Budget for uptime, not just purchase price
When buyers ask how to choose restaurant POS hardware, cost is always part of the discussion. The practical question is not which setup is cheapest. It is which setup gives you the best operational value with the lowest disruption risk.
Low-cost hardware can make sense for low-volume concepts, temporary service points, or secondary stations. But in core payment lanes and kitchen production areas, failure costs are higher. A terminal that saves a few hundred dollars upfront is not a bargain if it causes repeated downtime, slower transactions, or rushed replacements.
It helps to separate hardware into critical and noncritical categories. Your primary terminal, payment acceptance devices, kitchen output equipment, and network components deserve more scrutiny than accessories with lower operational impact. Spend where interruptions hurt most.

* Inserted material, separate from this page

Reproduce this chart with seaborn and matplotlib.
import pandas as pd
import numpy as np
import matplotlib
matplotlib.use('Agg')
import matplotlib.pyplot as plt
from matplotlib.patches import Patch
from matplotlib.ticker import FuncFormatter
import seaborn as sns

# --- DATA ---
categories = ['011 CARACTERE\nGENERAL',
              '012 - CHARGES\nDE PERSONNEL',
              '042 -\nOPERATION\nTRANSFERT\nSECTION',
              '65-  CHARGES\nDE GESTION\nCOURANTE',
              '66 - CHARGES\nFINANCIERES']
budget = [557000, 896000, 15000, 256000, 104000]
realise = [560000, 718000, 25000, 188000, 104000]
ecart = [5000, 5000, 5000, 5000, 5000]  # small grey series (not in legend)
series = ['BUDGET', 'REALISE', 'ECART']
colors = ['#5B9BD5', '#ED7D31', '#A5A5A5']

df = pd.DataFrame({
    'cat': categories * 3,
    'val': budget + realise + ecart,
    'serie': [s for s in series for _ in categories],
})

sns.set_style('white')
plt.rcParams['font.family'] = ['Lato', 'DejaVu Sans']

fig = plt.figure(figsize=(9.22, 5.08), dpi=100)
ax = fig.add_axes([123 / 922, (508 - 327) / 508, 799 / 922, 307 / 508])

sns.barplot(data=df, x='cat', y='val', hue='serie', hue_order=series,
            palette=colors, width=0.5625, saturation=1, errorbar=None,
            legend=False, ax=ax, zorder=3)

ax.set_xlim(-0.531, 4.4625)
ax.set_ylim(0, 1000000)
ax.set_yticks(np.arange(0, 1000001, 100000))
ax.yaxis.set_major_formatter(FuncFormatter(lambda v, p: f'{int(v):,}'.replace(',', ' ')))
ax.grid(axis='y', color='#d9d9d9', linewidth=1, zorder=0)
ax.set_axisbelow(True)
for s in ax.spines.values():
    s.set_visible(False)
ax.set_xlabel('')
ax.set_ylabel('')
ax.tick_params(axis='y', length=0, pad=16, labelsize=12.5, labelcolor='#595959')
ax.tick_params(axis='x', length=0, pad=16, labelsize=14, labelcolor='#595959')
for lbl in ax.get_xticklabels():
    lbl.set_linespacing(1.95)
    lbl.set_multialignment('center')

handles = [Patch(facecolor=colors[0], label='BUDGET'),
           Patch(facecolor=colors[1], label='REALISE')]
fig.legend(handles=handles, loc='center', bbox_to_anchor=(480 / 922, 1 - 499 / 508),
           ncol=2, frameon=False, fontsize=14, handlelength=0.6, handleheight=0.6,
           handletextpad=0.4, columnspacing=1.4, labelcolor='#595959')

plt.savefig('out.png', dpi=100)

Buy from a supplier that understands restaurant infrastructure
Restaurant operators often end up sourcing terminals from one vendor, printers from another, mounts somewhere else, and cables or adapters as an afterthought. That fragmented approach creates delays and increases the odds of missed compatibility details.
A focused supplier with restaurant-specific product coverage can simplify procurement because the hardware ecosystem is broader than the POS screen itself. Mounting hardware, printer interfaces, payment device stands, network switches, power accessories, and replacement components all affect whether the system works properly in the field. That is one reason buyers use suppliers like PCPOS Systems when they want to source both front-of-house equipment and the supporting components behind it.
The best purchase is usually the one that fits your software, your layout, your service pace, and your maintenance reality. If you evaluate hardware in that order, you are much less likely to end up with a setup that looks fine on paper but struggles when the line starts forming. Choose the equipment your staff can rely on when the pace is highest, because that is when hardware proves its value.